▶ [Given problem]:
Your task is to write out the complete listing exactly as it is shown.

▶ [Provided material]:
## BEGIN
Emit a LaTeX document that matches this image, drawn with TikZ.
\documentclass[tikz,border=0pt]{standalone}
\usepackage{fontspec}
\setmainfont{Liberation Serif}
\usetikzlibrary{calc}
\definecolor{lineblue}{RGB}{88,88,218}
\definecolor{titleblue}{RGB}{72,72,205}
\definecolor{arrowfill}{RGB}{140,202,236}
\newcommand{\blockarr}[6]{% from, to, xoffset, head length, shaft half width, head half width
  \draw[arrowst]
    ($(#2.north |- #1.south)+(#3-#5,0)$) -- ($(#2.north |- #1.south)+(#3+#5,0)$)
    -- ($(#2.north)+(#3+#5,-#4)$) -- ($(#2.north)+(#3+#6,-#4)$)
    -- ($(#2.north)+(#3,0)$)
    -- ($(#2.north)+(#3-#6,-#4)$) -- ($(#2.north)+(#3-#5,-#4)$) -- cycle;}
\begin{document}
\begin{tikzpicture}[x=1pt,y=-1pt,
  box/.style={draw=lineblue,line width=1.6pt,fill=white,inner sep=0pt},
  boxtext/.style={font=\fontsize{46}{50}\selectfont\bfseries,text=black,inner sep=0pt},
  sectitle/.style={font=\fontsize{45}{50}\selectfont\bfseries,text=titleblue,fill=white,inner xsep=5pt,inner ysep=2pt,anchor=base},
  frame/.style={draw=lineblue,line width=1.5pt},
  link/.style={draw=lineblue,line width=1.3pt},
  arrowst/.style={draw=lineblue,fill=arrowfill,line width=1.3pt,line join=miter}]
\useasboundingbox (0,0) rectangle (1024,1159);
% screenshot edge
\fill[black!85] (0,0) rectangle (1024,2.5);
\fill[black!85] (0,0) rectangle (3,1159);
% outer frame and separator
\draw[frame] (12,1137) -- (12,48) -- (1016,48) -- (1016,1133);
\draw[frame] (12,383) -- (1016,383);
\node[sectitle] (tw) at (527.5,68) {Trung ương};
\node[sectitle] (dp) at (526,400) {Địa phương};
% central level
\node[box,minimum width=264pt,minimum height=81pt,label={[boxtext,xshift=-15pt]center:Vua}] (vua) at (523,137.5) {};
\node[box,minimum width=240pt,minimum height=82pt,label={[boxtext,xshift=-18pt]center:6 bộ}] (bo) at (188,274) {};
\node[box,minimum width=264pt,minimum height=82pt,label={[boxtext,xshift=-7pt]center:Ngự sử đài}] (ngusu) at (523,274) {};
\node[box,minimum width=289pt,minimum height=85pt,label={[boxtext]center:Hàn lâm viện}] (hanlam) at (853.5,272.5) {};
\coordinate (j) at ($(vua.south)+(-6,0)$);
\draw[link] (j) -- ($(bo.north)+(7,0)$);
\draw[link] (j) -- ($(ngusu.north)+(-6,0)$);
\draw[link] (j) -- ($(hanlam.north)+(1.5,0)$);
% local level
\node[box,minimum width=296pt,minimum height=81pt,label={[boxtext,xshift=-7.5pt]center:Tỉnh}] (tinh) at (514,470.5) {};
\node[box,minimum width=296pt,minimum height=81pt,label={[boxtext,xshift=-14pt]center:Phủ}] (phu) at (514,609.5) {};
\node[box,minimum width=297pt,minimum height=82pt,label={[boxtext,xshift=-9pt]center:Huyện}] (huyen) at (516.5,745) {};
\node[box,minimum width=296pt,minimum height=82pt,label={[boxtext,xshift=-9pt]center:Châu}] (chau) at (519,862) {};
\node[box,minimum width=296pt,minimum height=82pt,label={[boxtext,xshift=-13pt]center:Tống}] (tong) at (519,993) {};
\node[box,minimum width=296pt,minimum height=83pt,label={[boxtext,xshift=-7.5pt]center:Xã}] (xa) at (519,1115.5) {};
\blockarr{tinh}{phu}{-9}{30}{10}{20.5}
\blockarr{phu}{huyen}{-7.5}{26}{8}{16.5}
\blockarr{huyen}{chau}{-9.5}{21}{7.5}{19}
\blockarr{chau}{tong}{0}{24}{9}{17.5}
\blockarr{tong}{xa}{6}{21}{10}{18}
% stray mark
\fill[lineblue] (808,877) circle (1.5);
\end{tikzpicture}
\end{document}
## END
▶ [Result of this exercise]:
Emit a LaTeX document that matches this image, drawn with TikZ.
\documentclass[tikz,border=0pt]{standalone}
\usepackage{fontspec}
\setmainfont{Liberation Serif}
\usetikzlibrary{calc}
\definecolor{lineblue}{RGB}{88,88,218}
\definecolor{titleblue}{RGB}{72,72,205}
\definecolor{arrowfill}{RGB}{140,202,236}
\newcommand{\blockarr}[6]{% from, to, xoffset, head length, shaft half width, head half width
  \draw[arrowst]
    ($(#2.north |- #1.south)+(#3-#5,0)$) -- ($(#2.north |- #1.south)+(#3+#5,0)$)
    -- ($(#2.north)+(#3+#5,-#4)$) -- ($(#2.north)+(#3+#6,-#4)$)
    -- ($(#2.north)+(#3,0)$)
    -- ($(#2.north)+(#3-#6,-#4)$) -- ($(#2.north)+(#3-#5,-#4)$) -- cycle;}
\begin{document}
\begin{tikzpicture}[x=1pt,y=-1pt,
  box/.style={draw=lineblue,line width=1.6pt,fill=white,inner sep=0pt},
  boxtext/.style={font=\fontsize{46}{50}\selectfont\bfseries,text=black,inner sep=0pt},
  sectitle/.style={font=\fontsize{45}{50}\selectfont\bfseries,text=titleblue,fill=white,inner xsep=5pt,inner ysep=2pt,anchor=base},
  frame/.style={draw=lineblue,line width=1.5pt},
  link/.style={draw=lineblue,line width=1.3pt},
  arrowst/.style={draw=lineblue,fill=arrowfill,line width=1.3pt,line join=miter}]
\useasboundingbox (0,0) rectangle (1024,1159);
% screenshot edge
\fill[black!85] (0,0) rectangle (1024,2.5);
\fill[black!85] (0,0) rectangle (3,1159);
% outer frame and separator
\draw[frame] (12,1137) -- (12,48) -- (1016,48) -- (1016,1133);
\draw[frame] (12,383) -- (1016,383);
\node[sectitle] (tw) at (527.5,68) {Trung ương};
\node[sectitle] (dp) at (526,400) {Địa phương};
% central level
\node[box,minimum width=264pt,minimum height=81pt,label={[boxtext,xshift=-15pt]center:Vua}] (vua) at (523,137.5) {};
\node[box,minimum width=240pt,minimum height=82pt,label={[boxtext,xshift=-18pt]center:6 bộ}] (bo) at (188,274) {};
\node[box,minimum width=264pt,minimum height=82pt,label={[boxtext,xshift=-7pt]center:Ngự sử đài}] (ngusu) at (523,274) {};
\node[box,minimum width=289pt,minimum height=85pt,label={[boxtext]center:Hàn lâm viện}] (hanlam) at (853.5,272.5) {};
\coordinate (j) at ($(vua.south)+(-6,0)$);
\draw[link] (j) -- ($(bo.north)+(7,0)$);
\draw[link] (j) -- ($(ngusu.north)+(-6,0)$);
\draw[link] (j) -- ($(hanlam.north)+(1.5,0)$);
% local level
\node[box,minimum width=296pt,minimum height=81pt,label={[boxtext,xshift=-7.5pt]center:Tỉnh}] (tinh) at (514,470.5) {};
\node[box,minimum width=296pt,minimum height=81pt,label={[boxtext,xshift=-14pt]center:Phủ}] (phu) at (514,609.5) {};
\node[box,minimum width=297pt,minimum height=82pt,label={[boxtext,xshift=-9pt]center:Huyện}] (huyen) at (516.5,745) {};
\node[box,minimum width=296pt,minimum height=82pt,label={[boxtext,xshift=-9pt]center:Châu}] (chau) at (519,862) {};
\node[box,minimum width=296pt,minimum height=82pt,label={[boxtext,xshift=-13pt]center:Tống}] (tong) at (519,993) {};
\node[box,minimum width=296pt,minimum height=83pt,label={[boxtext,xshift=-7.5pt]center:Xã}] (xa) at (519,1115.5) {};
\blockarr{tinh}{phu}{-9}{30}{10}{20.5}
\blockarr{phu}{huyen}{-7.5}{26}{8}{16.5}
\blockarr{huyen}{chau}{-9.5}{21}{7.5}{19}
\blockarr{chau}{tong}{0}{24}{9}{17.5}
\blockarr{tong}{xa}{6}{21}{10}{18}
% stray mark
\fill[lineblue] (808,877) circle (1.5);
\end{tikzpicture}
\end{document}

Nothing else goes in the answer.